一般特許は、請求項数に制限がなく、実体審査を経て新規性および進歩性(発明が通常の技術者に自明でないこと)の要件を満足してこそ登録が可能であり、特許権の存続期間は最大20年(製薬特許の場合は最大25年)である。

革新特許は、5個の請求項に制限され、方式審査のみを経て出願後1ヶ月以内に承認される。ただし、以降審査請求をした後に認証(certification)されて始めて権利行使が可能であり、追加の出願やこれに基づいた国際出願が不可能な点が一般特許とは異なる。また、革新特許は、実体審査時に進歩性ではなく、革新性(発明が以前に知られたことと異なり、その差が発明の作動に実際的な寄与をするもので、進歩性に比べて低い水準)の要件を判断し、特許権の存続期間は最大8年である。

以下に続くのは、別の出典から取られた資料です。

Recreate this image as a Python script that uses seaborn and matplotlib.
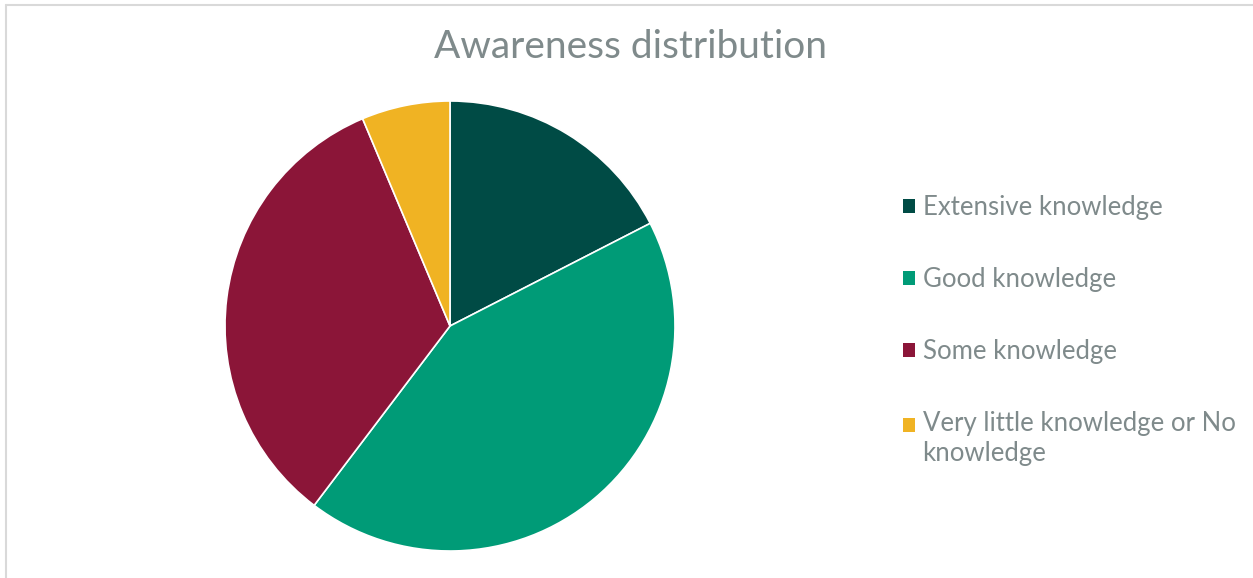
import matplotlib
matplotlib.use("Agg")
import matplotlib.pyplot as plt
from matplotlib.patches import Patch
from matplotlib.lines import Line2D
import seaborn as sns

# Survey responses per awareness level
categories = ["Extensive knowledge", "Good knowledge", "Some knowledge",
              "Very little knowledge or No\nknowledge"]
counts = [11, 27, 21, 4]
colors = ["#004B45", "#009B77", "#8B1538", "#F0B323"]

sns.set_theme(style="white")
plt.rcParams["font.family"] = ["Lato", "DejaVu Sans"]
text_color = "#7F8A8B"

W, H = 1253, 578
fig = plt.figure(figsize=(W / 100, H / 100), dpi=100)

# Pie axes: centre (450, 326) px, radius 225 px
cx, cy, r = 450, 326, 225
ax = fig.add_axes([(cx - r) / W, (H - cy - r) / H, 2 * r / W, 2 * r / H])
palette = sns.color_palette(colors)
ax.pie(counts, colors=palette, startangle=90, counterclock=False,
       radius=1.0, wedgeprops=dict(linewidth=1.2, edgecolor="white"))
ax.set_xlim(-1, 1)
ax.set_ylim(-1, 1)
ax.set_aspect("equal")
ax.axis("off")

fig.text(631 / W, 1 - 47 / H, "Awareness distribution", ha="center", va="center",
         fontsize=28, color=text_color)

handles = [Patch(facecolor=c, edgecolor="none") for c in palette]
leg = fig.legend(handles, categories, loc="upper left",
                 bbox_to_anchor=(903 / W, 1 - 195 / H), frameon=False,
                 fontsize=18.5, labelspacing=1.83, handlelength=0.48,
                 handleheight=0.48, handletextpad=0.28, labelcolor=text_color,
                 borderaxespad=0, borderpad=0)
for t in leg.get_texts():
    t.set_linespacing(1.25)
# Align the swatch of the two-line entry with its first line
last = leg.legend_handles[-1]
last.set_y(last.get_y() + 10.5)

# Light frame along top and left edges
fig.add_artist(Line2D([6 / W, 1], [1 - 5 / H, 1 - 5 / H], color="#D9D9D9", lw=1.5,
                      transform=fig.transFigure))
fig.add_artist(Line2D([6 / W, 6 / W], [0, 1 - 5 / H], color="#D9D9D9", lw=1.5,
                      transform=fig.transFigure))

fig.savefig("out.png", dpi=100, facecolor="white")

革新特許は、登録が早期になされ、進歩性判断の基準が一般特許に比べて顕著に低く、認証された後に無効となり難いため、交換周期の速い電子製品、コンピュータソフトウェアなどに積極的に活用されてきた。ただし、実際の運用の面においてオーストラリアの個人や中小企業の発明奨励という当初の導入趣旨を生かすことができず、レベルの低い特許を量産させて公正な競争を阻害する弊害があるという点が指摘された。そこで、現在は革新特許制度の廃止内容を骨子とする特許法改正案に対する意見聴取が進行中であり、早ければ2018年上半期に施行されるとみられる。したがって、革新特許の廃止前にこれを積極活用する必要がある。

2. 商標

商標出願はオーストラリアに直接出願する方法またはマドリッド議定書による国際出願でオーストラリアを指定する方法の2種類がある。優先権主張出願の場合、優先権の基礎となる出願日から6ヶ月内にオーストラリアに出願しなければならない。商標は文字、数字、単語、文句、声、匂い、模様、ロゴ、絵、動作、包装の外観またはこれらの組み合わせからなることができる。

商標出願の審査は審査請求なしに行われ、速い審査を所望する場合、必要な事由を具体的に説明した宣言書を添付して優先審査を請求することができる。優先審査の申請がない場合、通常、出願後3乃至5ヶ月内に最初の審査結果報告書が発行される。

商標出願が登録決定された場合、決定が公表された日から2ヶ月内に異議申立が可能である。2ヶ月内に異議が提起されなければ商標登録が行われ、存続期間は出願日から10年であり、使用中の商標に対して10年毎の更新時に商標権は満了しない。

3. デザイン

オーストラリアはデザイン出願に対するハーグ協定に加入していないため、ハーグ協定による国際出願は不可能であり、オーストラリアへの直接出願のみが可能である。デザイン出願に優先権主張を伴う場合、優先権の基礎となる出願日から6ヶ月以内に出願しなければならない。

デザイン出願時、デザインの新規性および識別性に対する宣言書を提出しなければならず、宣言書にはデザインの特徴と、他のデザインとの類否判断時に特に考慮すべき部分について言及することができる。

オーストラリアのデザイン出願は、物品に関係なく方式審査のみを経て3~4週以内に登録を受けることとなる。ただし、実体審査過程を経て認証を受けてからデザイン権の行使が可能である。デザイン権の存続期間は出願日から5年であり、存続期間更新登録を行った場合に5年の期間が延長される。